• **Instructions to follow**
Using the listing below, copy every line that mentions "chart".
— BEGIN Dataset —
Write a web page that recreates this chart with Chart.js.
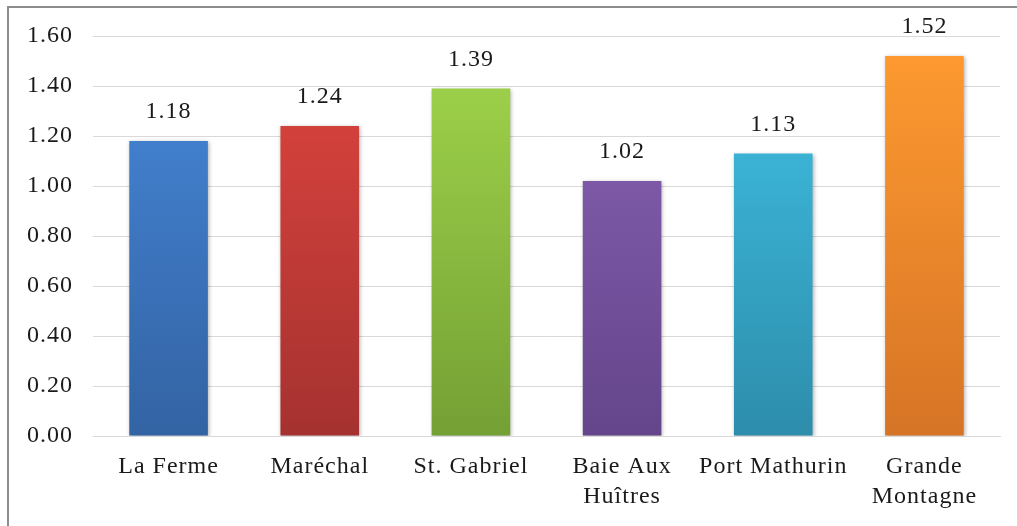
— END Dataset —
— BEGIN Dataset —
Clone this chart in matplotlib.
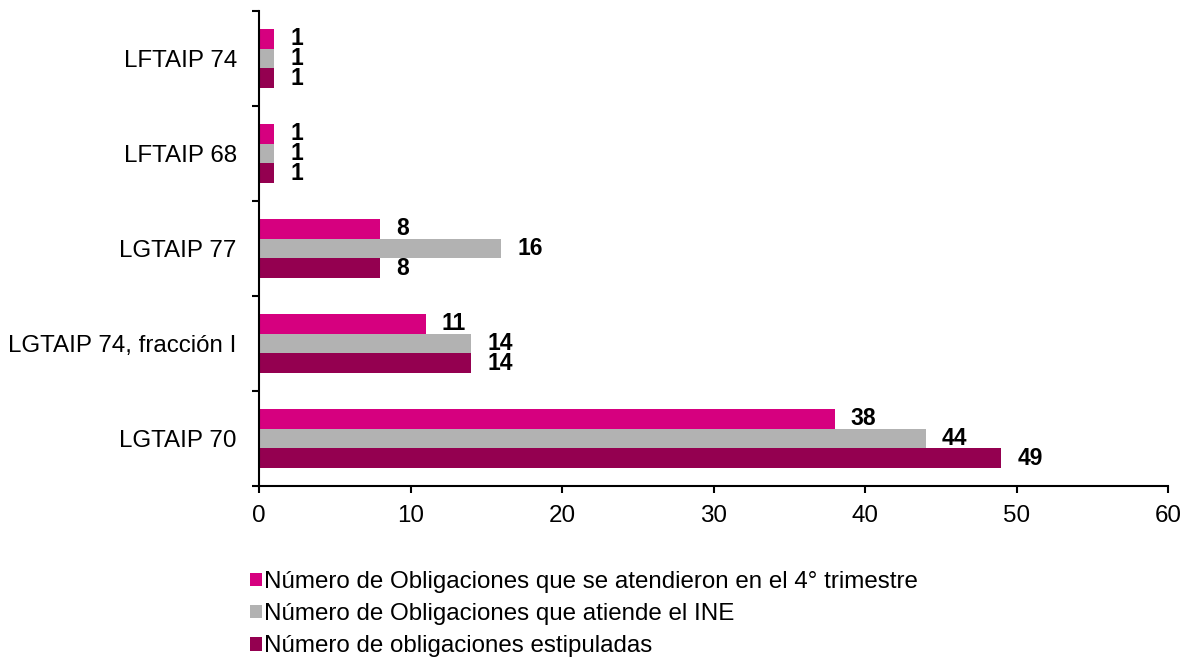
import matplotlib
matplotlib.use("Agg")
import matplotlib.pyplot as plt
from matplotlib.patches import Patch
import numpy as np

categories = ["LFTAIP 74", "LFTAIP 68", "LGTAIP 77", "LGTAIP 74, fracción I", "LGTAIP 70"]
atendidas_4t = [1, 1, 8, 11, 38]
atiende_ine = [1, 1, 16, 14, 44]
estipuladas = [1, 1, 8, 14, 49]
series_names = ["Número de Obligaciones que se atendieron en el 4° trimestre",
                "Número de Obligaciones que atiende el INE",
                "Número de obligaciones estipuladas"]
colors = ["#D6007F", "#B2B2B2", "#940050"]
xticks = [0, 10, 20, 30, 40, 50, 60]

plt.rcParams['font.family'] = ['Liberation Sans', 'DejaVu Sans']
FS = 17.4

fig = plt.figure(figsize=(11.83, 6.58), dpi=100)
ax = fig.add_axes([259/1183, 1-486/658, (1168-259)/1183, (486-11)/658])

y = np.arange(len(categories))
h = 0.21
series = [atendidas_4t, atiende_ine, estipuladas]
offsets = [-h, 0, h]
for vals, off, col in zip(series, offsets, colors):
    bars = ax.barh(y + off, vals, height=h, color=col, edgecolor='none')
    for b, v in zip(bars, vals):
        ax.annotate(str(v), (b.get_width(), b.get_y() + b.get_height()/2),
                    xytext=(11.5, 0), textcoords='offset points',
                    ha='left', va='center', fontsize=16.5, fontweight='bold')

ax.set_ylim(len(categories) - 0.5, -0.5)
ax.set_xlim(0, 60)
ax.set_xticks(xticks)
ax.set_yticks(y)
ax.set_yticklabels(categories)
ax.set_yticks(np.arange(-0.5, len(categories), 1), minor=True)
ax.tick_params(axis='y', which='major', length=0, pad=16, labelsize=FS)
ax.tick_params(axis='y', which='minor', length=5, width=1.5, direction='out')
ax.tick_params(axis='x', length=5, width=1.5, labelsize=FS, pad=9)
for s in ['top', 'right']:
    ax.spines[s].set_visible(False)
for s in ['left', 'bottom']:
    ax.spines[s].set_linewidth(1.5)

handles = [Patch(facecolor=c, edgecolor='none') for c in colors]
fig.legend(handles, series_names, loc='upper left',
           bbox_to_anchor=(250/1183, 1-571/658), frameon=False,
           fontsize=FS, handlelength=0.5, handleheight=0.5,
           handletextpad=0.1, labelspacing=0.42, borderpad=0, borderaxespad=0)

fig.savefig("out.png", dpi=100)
— END Dataset —
• **Right answer**
Write a web page that recreates this chart with Chart.js.
Clone this chart in matplotlib.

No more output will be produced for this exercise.